Watergate Tapes Turn Opinion

The model House impeachment inquiry Pelosi cites is the one conducted during the Watergate scandal that led to President Richard Nixon’s resignation 45 years ago. It wasn’t until several weeks after the Supreme Court ordered release of audio recordings of the president and top aides discussing the cover-up of the bungled attempt by White House operatives to electronically bug Democratic headquarters during the 1972 presidential campaign, that public opinion turned against Nixon.

As late as June, 1974, a Gallup poll found the public split almost evenly on impeachment, 44 percent of voters in favor and 41 percent opposed. But by early August, 57 percent of voters favored Nixon’s impeachment and removal, according to an account of Watergate polling by the Pew Research Center for the People and the Press.

Pelosi compared court cases the House is pursuing to obtain grand jury testimony and other evidence that Trump obstructed Special Counsel Robert Mueller‘s two-year probe to the eventually successful quest for evidence of Nixon’s obstruction of Watergate investigations by Congress and a special prosecutor.

Clinton Shows Pitfalls

The scandal over Clinton’s affair with a young intern didn’t capture the public’s imagination or fuel public outrage like Watergate, particularly during the second term of a popular president. His Gallup-poll presidential approval rating was more than 60 percent throughout most of 1998, reaching 73 percent in late December after the House impeachment vote.

Democrats portrayed the Clinton impeachment inquiry as purely partisan and depicted Independent Counsel Kenneth Starr as in league with Republicans by providing a report filled with graphic details of the president’s affair with Lewinsky that was quickly leaked to the press.

A Pew poll conducted after the House approved the impeachment resolution found that 67 percent of voters believed that politics, not the seriousness of Clinton’s misconduct, was the motivation.

Mindful of that history, Pelosi has urged colleagues to proceed cautiously and avoid the appearance that investigations of Trump are motivated by partisanship. “We must show the American people we are proceeding free from passion or prejudice, strictly on the presentation of fact,” she told House Democrats in an April 22 letter.

Public Supports Mueller

Still, she has calibrated her message to account for the possibility the Judiciary Committee could develop a compelling impeachment case if it can obtain direct evidence of Trump’s obstruction uncovered by Mueller’s investigation.

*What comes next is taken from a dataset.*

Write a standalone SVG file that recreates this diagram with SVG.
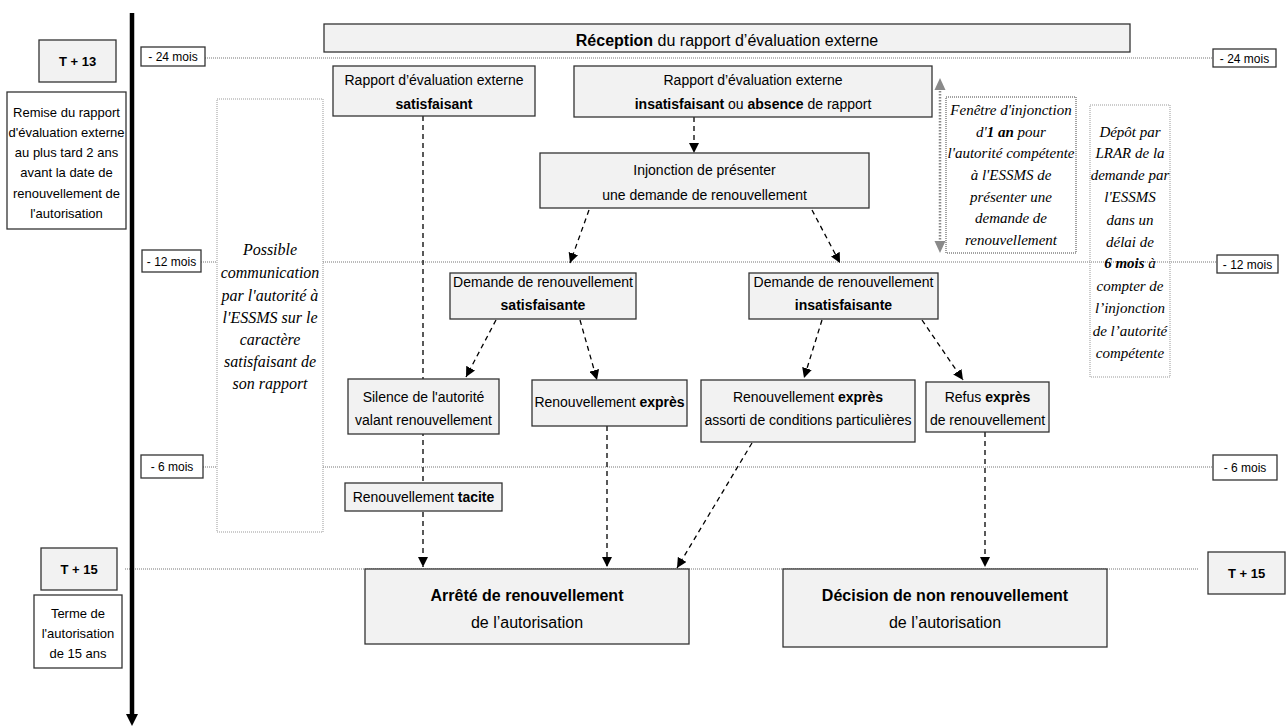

The panel is seeking a court order to compel testimony from former White House Counsel Donald McGahn to testify about his conversations with Trump, in which the Mueller report says the president tried to pressure him to get the special counsel fired. McGahn threatened to resign and he later refused to sign a letter to create a false record that Trump never asked him, the report said. The panel, which asked the court to expedite its ruling on McGahn’s testimony, also subpoenaed other ex-Trump aides with knowledge of those events.

“We are trying to take our time and do this right,” Majority Whip Jim Clyburn (D-S.C.) told CNN June 2. “We have to bring the public along.”